MB: That’s interesting as I think many of the photos taken of your installations are actually engaging works in their own right. For instance in the photos of Skylight and Flicker fixer 2 (a project located on Camden Canal) insignificant fixtures are activated by your presence: moonlit pipes, shadowy geometric forms, squiggles of light and ambiguous marks on walls all seem to resonate with each other rhythmically – dancing across the surface in quite a painterly way. As if you are drawing in light.
KB: Although the photos are a record they can be compelling and draw you in. I don’t doctor them. Being site based the work is generated as much by the architecture as anything else.
M.B: Yes there’s a symbiotic relationship with architecture. It’s interesting as architecture often fixes a space bringing with it a set of expectations as to what should and shouldn’t happen within it. Your work disrupts this.
K.B: It’s about changing perception. Architecture organises us and promotes a certain kind of behaviour within a space. It’s about momentarily changing that, so in Skylight a once utilitarian space becomes a meditative one.

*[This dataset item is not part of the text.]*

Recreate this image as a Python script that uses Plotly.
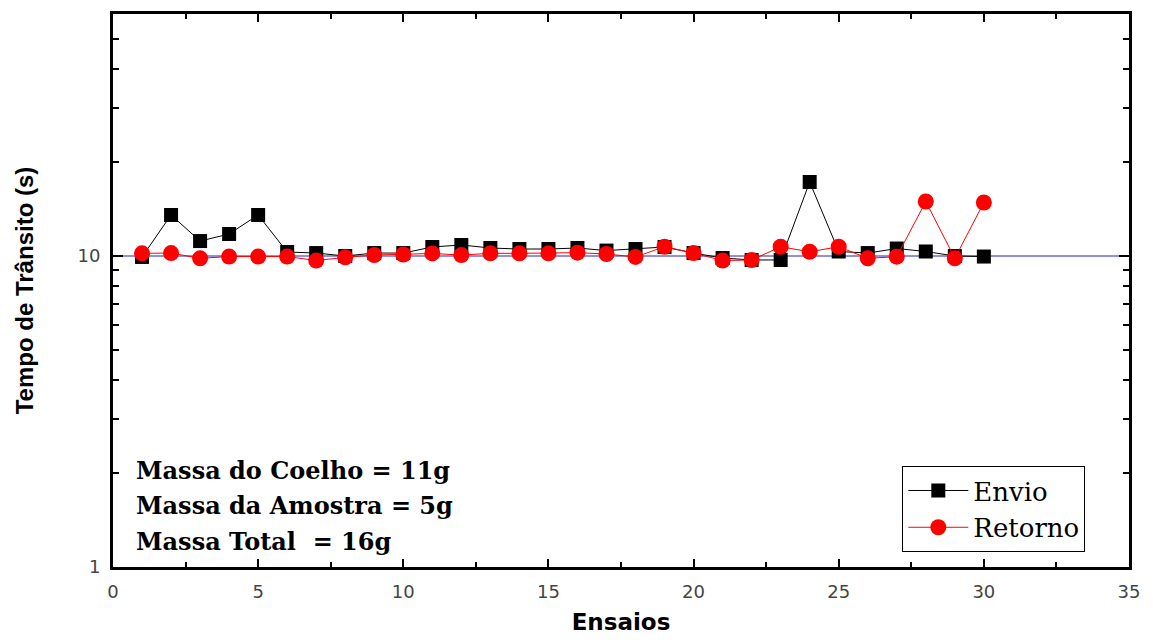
import math
import plotly.graph_objects as go

ensaios = list(range(1, 31))
envio = [9.93, 13.55, 11.17, 11.77, 13.55, 10.30, 10.22, 10.0, 10.22, 10.22,
         10.69, 10.85, 10.61, 10.53, 10.53, 10.61, 10.41, 10.53, 10.69, 10.22,
         9.85, 9.71, 9.71, 17.3, 10.34, 10.22, 10.57, 10.34, 10.0, 9.96]
retorno = [10.2, 10.22, 9.83, 9.96, 9.96, 9.96, 9.67, 9.9, 10.07, 10.11,
           10.19, 10.07, 10.2, 10.2, 10.2, 10.25, 10.15, 9.93, 10.71, 10.22,
           9.67, 9.71, 10.71, 10.32, 10.71, 9.83, 9.95, 14.97, 9.83, 14.86]
ref_level = 10
x_range = [0, 35]
y_range = [1, 60]
y_tickvals = [1, 10]
y_minor_vals = [2, 3, 4, 5, 6, 7, 8, 9, 20, 30, 40, 50]
info_lines = ["Massa do Coelho = 11g", "Massa da Amostra = 5g", "Massa Total  = 16g"]

fig = go.Figure()
fig.add_hline(y=ref_level, line=dict(color="#2020c0", width=1), layer="below")
fig.add_trace(go.Scatter(
    x=ensaios, y=envio, mode="lines+markers", name="Envio",
    line=dict(color="black", width=1),
    marker=dict(symbol="square", size=14, color="black")))
fig.add_trace(go.Scatter(
    x=ensaios, y=retorno, mode="lines+markers", name="Retorno",
    line=dict(color="red", width=1),
    marker=dict(symbol="circle", size=16, color="red")))

line_centers = [0.1754, 0.1121, 0.047]
for txt, yy in zip(info_lines, line_centers):
    fig.add_annotation(
        x=0.021, y=yy, xref="paper", yref="paper", xanchor="left", yanchor="middle",
        text=txt, align="left", showarrow=False,
        font=dict(family="DejaVu Serif", size=24, color="black", weight="bold"))

fig.update_layout(
    width=1153, height=644,
    margin=dict(l=113, r=24, t=14, b=77),
    paper_bgcolor="white", plot_bgcolor="white",
    showlegend=True,
    legend=dict(x=0.957, y=0.027, xanchor="right", yanchor="bottom",
                bordercolor="black", borderwidth=1, bgcolor="white",
                font=dict(family="DejaVu Serif", size=26, color="black"),
                tracegroupgap=0, itemwidth=60),
    xaxis=dict(range=x_range, dtick=5, showgrid=False, zeroline=False, automargin=False,
               showline=True, linecolor="black", linewidth=3, mirror="allticks",
               ticks="inside", ticklen=8, tickwidth=2, tickcolor="black",
               minor=dict(ticks="inside", ticklen=5, tickwidth=2, dtick=2.5, tickcolor="black"),
               tickfont=dict(family="DejaVu Sans", size=18, color="#444"),
               ticklabelstandoff=6,
               title=dict(text="Ensaios", standoff=14,
                          font=dict(family="DejaVu Sans", size=23, color="black", weight="bold"))),
    yaxis=dict(type="log", range=[math.log10(y_range[0]), math.log10(y_range[1])],
               tickvals=y_tickvals, ticktext=[str(v) for v in y_tickvals],
               showgrid=False, zeroline=False, automargin=False,
               showline=True, linecolor="black", linewidth=3, mirror="allticks",
               ticks="inside", ticklen=10, tickwidth=2, tickcolor="black",
               minor=dict(ticks="inside", ticklen=6, tickwidth=2, tickcolor="black",
                          tickmode="array", tickvals=y_minor_vals),
               tickfont=dict(family="DejaVu Sans", size=18, color="#444"),
               ticklabelstandoff=6,
               title=dict(text="Tempo de Trânsito (s)", standoff=38,
                          font=dict(family="Liberation Sans", size=24, color="black", weight="bold"))),
)

fig.write_html("out.html")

You have to make all kinds of assessments and adjustments with what’s going on in the space and find associations and meaning in order to contextualise it.
M.B: So what’s next for you?
K.B: I have currently got an installation called Ghost Bridge next to Blackfriars Bridge on The Thames. It’s a laser projection that spans one side of the river to the other in which I’ve re-drawn the original bridge in light.
As I said earlier he is not one to take the easy road.